Nov. 12, 2013
FRESNO, Calif. - For the second straight year, the Fresno State softball team recently took part in one of the area's most inspirational fall events - the Central Valley Walk to Defeat ALS.
Many of the team members were already familiar with the event after they joined head coach Trisha Ford and junior Taylor Green in last year's event - an event very personal to the catcher from Chino Hills, Calif.
Green's father, Steve, was diagnosed with ALS in 2003 and has been fighting the disease for the past decade.
Also referred to as Lou Gerhig's disease, Amyotrophic lateral sclerosis (ALS) is a disease of the nerve cells in the brain and spinal cord that control voluntary muscle movement, and causes muscle weakness and atrophy throughout the body.
"It's been a rocky road, but he's doing better than last year," Green said. "The coaches and softball team are like a family to me, and having them participate in the walk was really special. I'm fortunate to have had him around for 10 years and hopefully for 10 more years."
Besides helping boost awareness to the cause, the Bulldogs helped raise nearly $1,000 for the local chapter and were among 400 participants at the walk on October 26 at Copper River Ranch - nearly double last year's total (250).

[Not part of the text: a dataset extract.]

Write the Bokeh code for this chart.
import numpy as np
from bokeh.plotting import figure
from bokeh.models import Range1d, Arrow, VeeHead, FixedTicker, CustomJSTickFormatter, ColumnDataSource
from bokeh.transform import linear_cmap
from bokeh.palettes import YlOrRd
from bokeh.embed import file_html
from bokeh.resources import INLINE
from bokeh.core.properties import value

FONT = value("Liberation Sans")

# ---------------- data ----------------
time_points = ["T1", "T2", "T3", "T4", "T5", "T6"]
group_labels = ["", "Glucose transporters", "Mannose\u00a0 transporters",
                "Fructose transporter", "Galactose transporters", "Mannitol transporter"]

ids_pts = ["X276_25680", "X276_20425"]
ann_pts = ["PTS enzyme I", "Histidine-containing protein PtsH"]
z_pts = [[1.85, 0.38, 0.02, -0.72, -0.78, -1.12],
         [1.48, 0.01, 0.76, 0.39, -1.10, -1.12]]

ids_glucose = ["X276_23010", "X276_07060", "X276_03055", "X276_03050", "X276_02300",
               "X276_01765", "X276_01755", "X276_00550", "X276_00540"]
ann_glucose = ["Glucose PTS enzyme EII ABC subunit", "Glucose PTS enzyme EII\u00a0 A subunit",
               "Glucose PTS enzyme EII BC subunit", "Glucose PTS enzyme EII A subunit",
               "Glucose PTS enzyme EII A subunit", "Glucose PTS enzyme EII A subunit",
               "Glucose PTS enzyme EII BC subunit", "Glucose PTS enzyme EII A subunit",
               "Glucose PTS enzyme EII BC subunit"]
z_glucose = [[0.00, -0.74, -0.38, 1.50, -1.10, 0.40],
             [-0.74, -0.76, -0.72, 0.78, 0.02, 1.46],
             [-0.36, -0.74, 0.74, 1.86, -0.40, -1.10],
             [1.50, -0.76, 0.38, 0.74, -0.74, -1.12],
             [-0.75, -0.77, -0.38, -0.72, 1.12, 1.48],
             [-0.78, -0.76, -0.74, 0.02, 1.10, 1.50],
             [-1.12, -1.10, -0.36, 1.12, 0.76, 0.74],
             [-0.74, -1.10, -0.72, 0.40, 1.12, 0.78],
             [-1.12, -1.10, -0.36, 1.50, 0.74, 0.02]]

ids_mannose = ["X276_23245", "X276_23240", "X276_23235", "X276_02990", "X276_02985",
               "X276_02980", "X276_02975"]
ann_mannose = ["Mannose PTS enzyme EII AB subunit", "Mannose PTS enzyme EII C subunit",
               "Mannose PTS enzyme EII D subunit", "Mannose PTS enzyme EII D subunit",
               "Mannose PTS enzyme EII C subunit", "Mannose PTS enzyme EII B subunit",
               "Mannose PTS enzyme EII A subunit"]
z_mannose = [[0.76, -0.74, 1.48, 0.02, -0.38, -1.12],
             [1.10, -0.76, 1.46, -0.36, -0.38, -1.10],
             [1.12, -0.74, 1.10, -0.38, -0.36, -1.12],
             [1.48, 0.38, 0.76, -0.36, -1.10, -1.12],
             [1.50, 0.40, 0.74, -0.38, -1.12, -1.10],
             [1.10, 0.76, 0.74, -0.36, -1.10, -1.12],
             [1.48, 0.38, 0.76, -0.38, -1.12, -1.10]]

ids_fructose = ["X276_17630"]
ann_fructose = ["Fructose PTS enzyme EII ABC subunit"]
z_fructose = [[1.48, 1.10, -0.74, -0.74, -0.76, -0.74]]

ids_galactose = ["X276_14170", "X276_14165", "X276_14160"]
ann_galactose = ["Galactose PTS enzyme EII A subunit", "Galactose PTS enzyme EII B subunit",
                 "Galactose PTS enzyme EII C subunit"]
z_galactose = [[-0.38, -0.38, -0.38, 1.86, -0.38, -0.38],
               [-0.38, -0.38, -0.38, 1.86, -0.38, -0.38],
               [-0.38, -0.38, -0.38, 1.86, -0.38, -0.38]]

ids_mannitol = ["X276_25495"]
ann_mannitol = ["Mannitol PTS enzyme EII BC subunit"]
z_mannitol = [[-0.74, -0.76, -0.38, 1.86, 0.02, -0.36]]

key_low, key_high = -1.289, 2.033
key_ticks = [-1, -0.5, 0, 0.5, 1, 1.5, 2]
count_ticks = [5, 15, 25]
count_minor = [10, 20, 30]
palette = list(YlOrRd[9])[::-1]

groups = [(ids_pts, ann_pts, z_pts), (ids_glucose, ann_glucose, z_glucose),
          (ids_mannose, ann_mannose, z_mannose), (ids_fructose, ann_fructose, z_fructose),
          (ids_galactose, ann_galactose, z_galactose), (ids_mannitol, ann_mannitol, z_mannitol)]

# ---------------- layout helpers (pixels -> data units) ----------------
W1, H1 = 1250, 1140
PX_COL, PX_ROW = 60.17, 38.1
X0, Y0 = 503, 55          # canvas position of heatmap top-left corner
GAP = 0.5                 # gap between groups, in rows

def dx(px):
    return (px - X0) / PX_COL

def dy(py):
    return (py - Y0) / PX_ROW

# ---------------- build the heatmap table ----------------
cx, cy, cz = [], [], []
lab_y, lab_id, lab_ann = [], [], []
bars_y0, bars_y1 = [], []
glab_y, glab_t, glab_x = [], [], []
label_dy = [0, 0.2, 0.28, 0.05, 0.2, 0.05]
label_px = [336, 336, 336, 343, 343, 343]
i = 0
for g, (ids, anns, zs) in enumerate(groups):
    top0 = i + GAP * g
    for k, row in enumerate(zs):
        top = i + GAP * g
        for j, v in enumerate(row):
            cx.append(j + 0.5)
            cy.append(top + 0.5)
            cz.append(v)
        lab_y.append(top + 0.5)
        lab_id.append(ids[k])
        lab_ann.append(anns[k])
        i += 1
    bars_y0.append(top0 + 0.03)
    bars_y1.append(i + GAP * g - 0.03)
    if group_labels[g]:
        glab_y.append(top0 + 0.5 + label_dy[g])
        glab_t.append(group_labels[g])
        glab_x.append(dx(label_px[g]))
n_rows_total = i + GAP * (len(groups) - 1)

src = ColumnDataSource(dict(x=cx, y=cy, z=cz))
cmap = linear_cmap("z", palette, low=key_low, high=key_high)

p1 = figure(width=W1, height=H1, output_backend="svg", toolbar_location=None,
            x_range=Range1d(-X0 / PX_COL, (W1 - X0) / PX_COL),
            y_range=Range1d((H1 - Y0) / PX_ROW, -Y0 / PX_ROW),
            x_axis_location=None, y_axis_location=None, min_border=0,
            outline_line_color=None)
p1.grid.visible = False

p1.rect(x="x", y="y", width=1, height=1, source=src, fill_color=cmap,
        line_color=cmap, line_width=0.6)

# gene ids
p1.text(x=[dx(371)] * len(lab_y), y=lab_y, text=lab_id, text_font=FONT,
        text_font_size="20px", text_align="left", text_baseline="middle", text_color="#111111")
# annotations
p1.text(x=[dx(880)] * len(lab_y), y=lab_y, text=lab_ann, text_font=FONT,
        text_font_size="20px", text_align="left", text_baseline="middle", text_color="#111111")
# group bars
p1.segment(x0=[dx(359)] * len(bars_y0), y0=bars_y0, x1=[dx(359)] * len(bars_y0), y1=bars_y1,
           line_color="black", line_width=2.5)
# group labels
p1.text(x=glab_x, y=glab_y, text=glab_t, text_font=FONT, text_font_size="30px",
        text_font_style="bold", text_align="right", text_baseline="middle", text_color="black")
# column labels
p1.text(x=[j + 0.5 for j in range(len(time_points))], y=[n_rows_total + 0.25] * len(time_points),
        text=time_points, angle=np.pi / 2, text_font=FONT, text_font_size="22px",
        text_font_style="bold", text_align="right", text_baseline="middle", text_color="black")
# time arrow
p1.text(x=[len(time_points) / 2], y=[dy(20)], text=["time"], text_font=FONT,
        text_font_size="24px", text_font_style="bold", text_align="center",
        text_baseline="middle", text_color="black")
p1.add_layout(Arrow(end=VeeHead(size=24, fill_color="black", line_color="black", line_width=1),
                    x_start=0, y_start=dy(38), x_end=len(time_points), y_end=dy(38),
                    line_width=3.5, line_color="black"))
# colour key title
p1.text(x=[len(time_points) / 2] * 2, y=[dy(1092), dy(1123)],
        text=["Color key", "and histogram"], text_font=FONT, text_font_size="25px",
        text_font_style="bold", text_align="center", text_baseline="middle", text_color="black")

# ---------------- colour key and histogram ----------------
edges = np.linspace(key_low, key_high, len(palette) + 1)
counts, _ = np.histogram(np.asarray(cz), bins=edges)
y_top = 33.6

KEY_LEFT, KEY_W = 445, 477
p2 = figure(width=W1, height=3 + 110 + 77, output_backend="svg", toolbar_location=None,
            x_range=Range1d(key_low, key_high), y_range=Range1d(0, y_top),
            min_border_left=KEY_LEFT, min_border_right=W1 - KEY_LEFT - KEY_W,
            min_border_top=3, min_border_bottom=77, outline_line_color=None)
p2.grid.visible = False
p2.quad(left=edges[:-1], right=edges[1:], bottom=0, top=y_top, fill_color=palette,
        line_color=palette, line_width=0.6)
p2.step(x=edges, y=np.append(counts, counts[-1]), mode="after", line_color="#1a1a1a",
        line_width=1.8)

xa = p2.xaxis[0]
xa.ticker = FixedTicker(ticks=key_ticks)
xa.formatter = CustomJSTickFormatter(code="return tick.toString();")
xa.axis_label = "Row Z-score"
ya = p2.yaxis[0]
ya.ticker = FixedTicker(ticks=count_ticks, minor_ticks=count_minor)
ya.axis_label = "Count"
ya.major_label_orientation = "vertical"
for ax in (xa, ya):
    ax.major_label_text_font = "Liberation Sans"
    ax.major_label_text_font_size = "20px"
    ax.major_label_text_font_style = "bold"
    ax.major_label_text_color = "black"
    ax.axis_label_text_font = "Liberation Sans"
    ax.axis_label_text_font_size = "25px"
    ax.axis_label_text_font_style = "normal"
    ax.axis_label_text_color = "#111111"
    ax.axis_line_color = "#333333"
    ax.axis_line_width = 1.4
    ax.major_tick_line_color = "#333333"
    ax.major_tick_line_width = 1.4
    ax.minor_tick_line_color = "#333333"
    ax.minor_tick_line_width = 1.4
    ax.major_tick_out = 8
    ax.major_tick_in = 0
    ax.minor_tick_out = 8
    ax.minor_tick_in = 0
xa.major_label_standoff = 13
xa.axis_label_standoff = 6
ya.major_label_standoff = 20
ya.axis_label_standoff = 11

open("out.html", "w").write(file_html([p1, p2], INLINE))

"We always want to be active in the community," Ford said, "and this is an important event in many ways. It was good for our players to support a cause near and dear to us and get a closer glimpse into these families' lives. Have some of the players' families participate and being able to raise money made it even more special."
Green is deeply appreciative of how important her mom has been in helping her father and family remain strong. She provides daily care for her father and helps coordinate the family's travel to Bulldog home games where they sit along the third-base line.

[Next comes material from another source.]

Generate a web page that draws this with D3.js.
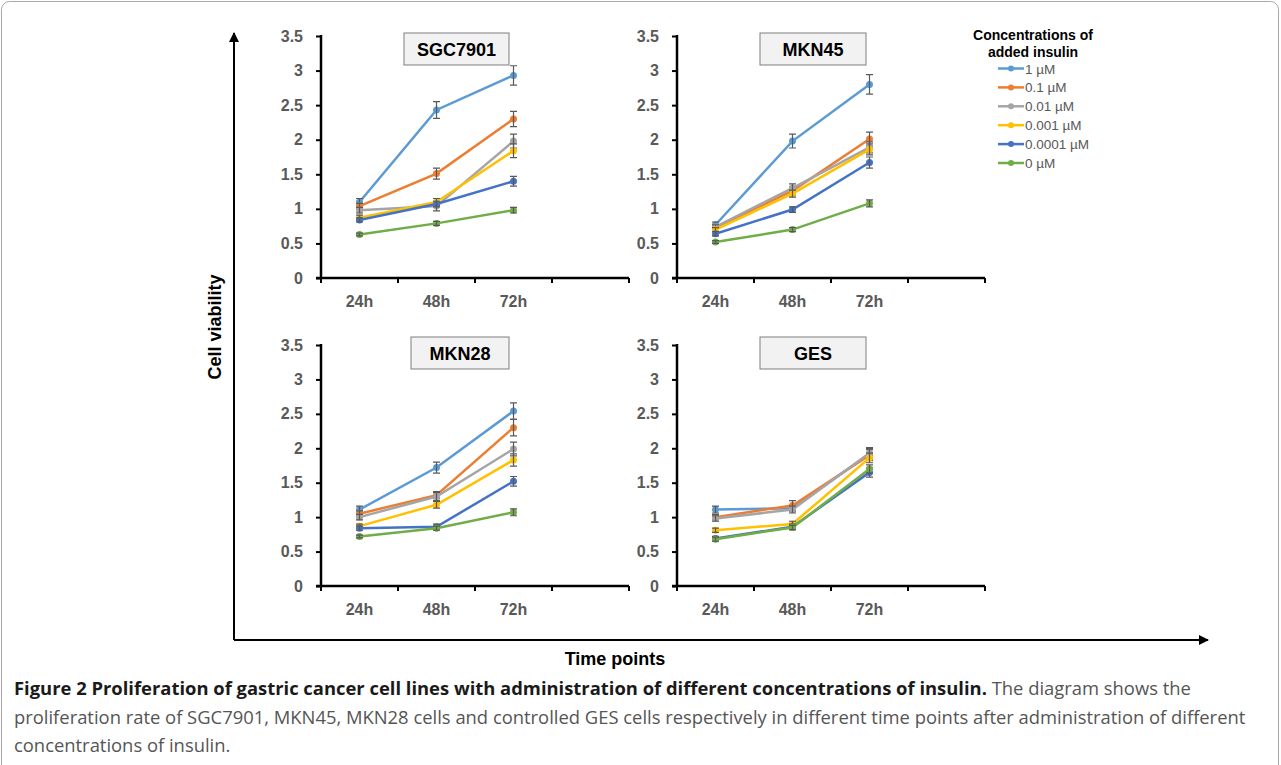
<!DOCTYPE html>
<html>
<head>
<meta charset="utf-8">
<script src="https://cdn.jsdelivr.net/npm/d3@7"></script>
<style>
  body { margin: 0; background: #fff; }
  svg { display: block; }
</style>
</head>
<body>
<svg id="chart" width="1281" height="765"></svg>
<script>
// categories
var times = ["24h", "48h", "72h"];
var concentrations = ["1 \u00b5M", "0.1 \u00b5M", "0.01 \u00b5M", "0.001 \u00b5M", "0.0001 \u00b5M", "0 \u00b5M"];
var seriesColors = ["#5b9bd5", "#ed7d31", "#a5a5a5", "#ffc000", "#4472c4", "#70ad47"];
var yTicks = [0, 0.5, 1, 1.5, 2, 2.5, 3, 3.5];

// one row per concentration, one value per time point
var sgc7901 = [
  [1.10, 2.43, 2.93],
  [1.04, 1.51, 2.30],
  [0.98, 1.04, 1.98],
  [0.87, 1.10, 1.84],
  [0.84, 1.07, 1.40],
  [0.63, 0.79, 0.98]
];
var sgc7901Err = [
  [0.05, 0.12, 0.14],
  [0.04, 0.08, 0.11],
  [0.04, 0.07, 0.10],
  [0.04, 0.05, 0.10],
  [0.03, 0.04, 0.07],
  [0.02, 0.03, 0.04]
];
var mkn45 = [
  [0.77, 1.98, 2.80],
  [0.73, 1.26, 2.01],
  [0.74, 1.30, 1.89],
  [0.70, 1.22, 1.86],
  [0.64, 0.99, 1.67],
  [0.52, 0.70, 1.08]
];
var mkn45Err = [
  [0.04, 0.10, 0.14],
  [0.03, 0.06, 0.10],
  [0.03, 0.06, 0.08],
  [0.03, 0.05, 0.08],
  [0.03, 0.04, 0.08],
  [0.02, 0.03, 0.05]
];
var mkn28 = [
  [1.11, 1.72, 2.54],
  [1.05, 1.32, 2.30],
  [1.00, 1.30, 1.99],
  [0.87, 1.18, 1.83],
  [0.84, 0.86, 1.52],
  [0.72, 0.84, 1.07]
];
var mkn28Err = [
  [0.05, 0.08, 0.12],
  [0.04, 0.05, 0.12],
  [0.04, 0.06, 0.10],
  [0.03, 0.05, 0.09],
  [0.03, 0.04, 0.07],
  [0.02, 0.03, 0.05]
];
var ges = [
  [1.11, 1.13, 1.92],
  [1.00, 1.17, 1.90],
  [0.98, 1.11, 1.93],
  [0.81, 0.90, 1.86],
  [0.69, 0.86, 1.65],
  [0.68, 0.85, 1.70]
];
var gesErr = [
  [0.05, 0.05, 0.08],
  [0.04, 0.07, 0.08],
  [0.04, 0.05, 0.08],
  [0.03, 0.04, 0.07],
  [0.03, 0.04, 0.07],
  [0.03, 0.03, 0.06]
];

var captionLines = [
  "The diagram shows the",
  "proliferation rate of SGC7901, MKN45, MKN28 cells and controlled GES cells respectively in different time points after administration of different",
  "concentrations of insulin."
];
var captionBold = "Figure 2 Proliferation of gastric cancer cell lines with administration of different concentrations of insulin.";

var svg = d3.select("#chart");
var chartFont = "'Liberation Sans', Arial, sans-serif";

svg.append("rect").attr("width", 1281).attr("height", 765).attr("fill", "#fff");

// page frame
svg.append("rect")
  .attr("x", 1.5).attr("y", 1.5)
  .attr("width", 1277).attr("height", 820)
  .attr("rx", 8)
  .attr("fill", "none")
  .attr("stroke", "#a8a8a8");

// big L axis with arrows
var defs = svg.append("defs");
defs.append("marker")
  .attr("id", "arrow")
  .attr("viewBox", "0 0 10 10")
  .attr("refX", 9).attr("refY", 5)
  .attr("markerWidth", 5).attr("markerHeight", 5)
  .attr("orient", "auto")
  .append("path").attr("d", "M0,0 L10,5 L0,10 z").attr("fill", "#000");

svg.append("path")
  .attr("d", "M234,640 L234,33")
  .attr("stroke", "#000").attr("stroke-width", 2).attr("fill", "none")
  .attr("marker-end", "url(#arrow)");
svg.append("path")
  .attr("d", "M234,640 L1208,640")
  .attr("stroke", "#000").attr("stroke-width", 2).attr("fill", "none")
  .attr("marker-end", "url(#arrow)");

svg.append("text")
  .attr("transform", "translate(221,327) rotate(-90)")
  .attr("text-anchor", "middle")
  .attr("font-family", chartFont).attr("font-weight", "bold").attr("font-size", 18)
  .text("Cell viability");
svg.append("text")
  .attr("x", 615).attr("y", 665)
  .attr("text-anchor", "middle")
  .attr("font-family", chartFont).attr("font-weight", "bold").attr("font-size", 18)
  .text("Time points");

var panels = [
  {name: "SGC7901", values: sgc7901, err: sgc7901Err, left: 321, top: 36, bottom: 278, boxX: 404, boxY: 33, boxW: 105},
  {name: "MKN45", values: mkn45, err: mkn45Err, left: 677, top: 36, bottom: 278, boxX: 760, boxY: 33, boxW: 106},
  {name: "MKN28", values: mkn28, err: mkn28Err, left: 321, top: 345, bottom: 586, boxX: 411, boxY: 337, boxW: 98},
  {name: "GES", values: ges, err: gesErr, left: 677, top: 345, bottom: 586, boxX: 760, boxY: 337, boxW: 106}
];

var plotWidth = 308;

panels.forEach(function(p) {
  var g = svg.append("g");
  var x = d3.scaleBand().domain(times.concat([""])).range([p.left, p.left + plotWidth]);
  var y = d3.scaleLinear().domain([0, 3.5]).range([p.bottom, p.top]);

  // y axis
  var ya = g.append("g")
    .attr("transform", "translate(" + p.left + ",0)")
    .call(d3.axisLeft(y).tickValues(yTicks).tickSize(5).tickPadding(13).tickFormat(function(d) { return d; }));
  ya.select(".domain").remove();
  ya.selectAll("line").attr("stroke", "#000").attr("stroke-width", 2);
  ya.selectAll("text")
    .attr("font-family", chartFont).attr("font-weight", "bold").attr("font-size", 16)
    .attr("fill", "#595959");
  g.append("line")
    .attr("x1", p.left).attr("x2", p.left)
    .attr("y1", p.top - 1).attr("y2", p.bottom)
    .attr("stroke", "#000").attr("stroke-width", 2.5);

  // x axis: labels at band centres, ticks at band edges
  var xa = g.append("g")
    .attr("transform", "translate(0," + p.bottom + ")")
    .call(d3.axisBottom(x).tickSize(0).tickPadding(18));
  xa.select(".domain").remove();
  xa.selectAll("text")
    .attr("font-family", chartFont).attr("font-weight", "bold").attr("font-size", 16)
    .attr("fill", "#595959");
  var edges = x.domain().map(function(d) { return x(d); }).concat([x.range()[1]]);
  g.selectAll(".xedge").data(edges).enter().append("line")
    .attr("x1", function(d) { return d; }).attr("x2", function(d) { return d; })
    .attr("y1", p.bottom).attr("y2", p.bottom + 5)
    .attr("stroke", "#000").attr("stroke-width", 2);
  g.append("line")
    .attr("x1", p.left - 5).attr("x2", p.left + plotWidth)
    .attr("y1", p.bottom).attr("y2", p.bottom)
    .attr("stroke", "#000").attr("stroke-width", 2.5);

  // title box
  g.append("rect")
    .attr("x", p.boxX).attr("y", p.boxY)
    .attr("width", p.boxW).attr("height", 32)
    .attr("fill", "#f2f2f2").attr("stroke", "#7f7f7f").attr("stroke-width", 1);
  g.append("text")
    .attr("x", p.boxX + p.boxW / 2).attr("y", p.boxY + 23)
    .attr("text-anchor", "middle")
    .attr("font-family", chartFont).attr("font-weight", "bold").attr("font-size", 18)
    .attr("fill", "#000")
    .text(p.name);

  var cx = function(i) { return x(times[i]) + x.bandwidth() / 2; };
  var line = d3.line()
    .x(function(d, i) { return cx(i); })
    .y(function(d) { return y(d); });

  p.values.forEach(function(vals, s) {
    var sg = g.append("g");
    sg.append("path")
      .attr("d", line(vals))
      .attr("fill", "none")
      .attr("stroke", seriesColors[s]).attr("stroke-width", 2.5);
    sg.selectAll("circle").data(vals).enter().append("circle")
      .attr("cx", function(d, i) { return cx(i); })
      .attr("cy", function(d) { return y(d); })
      .attr("r", 3.5)
      .attr("fill", seriesColors[s]);
    // error bars
    vals.forEach(function(v, i) {
      var e = p.err[s][i];
      var xx = cx(i);
      sg.append("path")
        .attr("d", "M" + (xx - 3.5) + "," + y(v + e) + "H" + (xx + 3.5) +
                   "M" + xx + "," + y(v + e) + "V" + y(v - e) +
                   "M" + (xx - 3.5) + "," + y(v - e) + "H" + (xx + 3.5))
        .attr("fill", "none")
        .attr("stroke", "#595959").attr("stroke-width", 1.2);
    });
  });
});

// legend
var legend = svg.append("g");
legend.append("text")
  .attr("x", 1033).attr("y", 40)
  .attr("text-anchor", "middle")
  .attr("font-family", chartFont).attr("font-weight", "bold").attr("font-size", 14)
  .text("Concentrations of");
legend.append("text")
  .attr("x", 1033).attr("y", 57)
  .attr("text-anchor", "middle")
  .attr("font-family", chartFont).attr("font-weight", "bold").attr("font-size", 14)
  .text("added insulin");

var ly = d3.scalePoint().domain(concentrations).range([68.5, 163]);
var items = legend.selectAll(".item").data(concentrations).enter().append("g")
  .attr("transform", function(d) { return "translate(0," + ly(d) + ")"; });
items.append("line")
  .attr("x1", 998).attr("x2", 1024)
  .attr("stroke", function(d, i) { return seriesColors[i]; })
  .attr("stroke-width", 2.5);
items.append("circle")
  .attr("cx", 1011).attr("r", 3)
  .attr("fill", function(d, i) { return seriesColors[i]; });
items.append("text")
  .attr("x", 1025).attr("y", 5)
  .attr("font-family", chartFont).attr("font-size", 13.5)
  .attr("fill", "#595959")
  .text(function(d) { return d; });

// caption
var capFont = "'Open Sans', 'Noto Sans', sans-serif";
var capSize = 18.4;
var cap1 = svg.append("text")
  .attr("x", 14).attr("y", 695)
  .attr("font-family", capFont).attr("font-size", capSize);
cap1.append("tspan").attr("font-weight", "bold").attr("fill", "#1a1a1a").text(captionBold + " ");
cap1.append("tspan").attr("fill", "#555").text(captionLines[0]);
svg.append("text")
  .attr("x", 14).attr("y", 724)
  .attr("font-family", capFont).attr("font-size", capSize).attr("fill", "#555")
  .text(captionLines[1]);
svg.append("text")
  .attr("x", 14).attr("y", 752)
  .attr("font-family", capFont).attr("font-size", capSize).attr("fill", "#555")
  .text(captionLines[2]);
</script>
</body>
</html>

"My mom is so awesome," Green said. "She has to deal with a lot as the head of the family, and her time management is amazing. She's taught me to be a strong person and believe that everything in life happens for a reason. My dad coached me from T-ball until club ball, so still having them there in the stands means a lot, and he always gives me a wink when I'm on the field."
Green chose kinesiology and exercise science as a major so that she can make a difference in others' lives as a career. With an interest in cardiovascular or respiratory therapy, she knows she can help others both physically and emotionally.
"When you walk into a hospital it's usually not a good thing so I want to be able to help," Green said. "(When I give advice to others) I tell them it's not going to be easy, and there will be bumps in the road. However, there's also stuff to look forward to. Helping people around you is what really matters, and showing that you can still make positive changes in others' lives."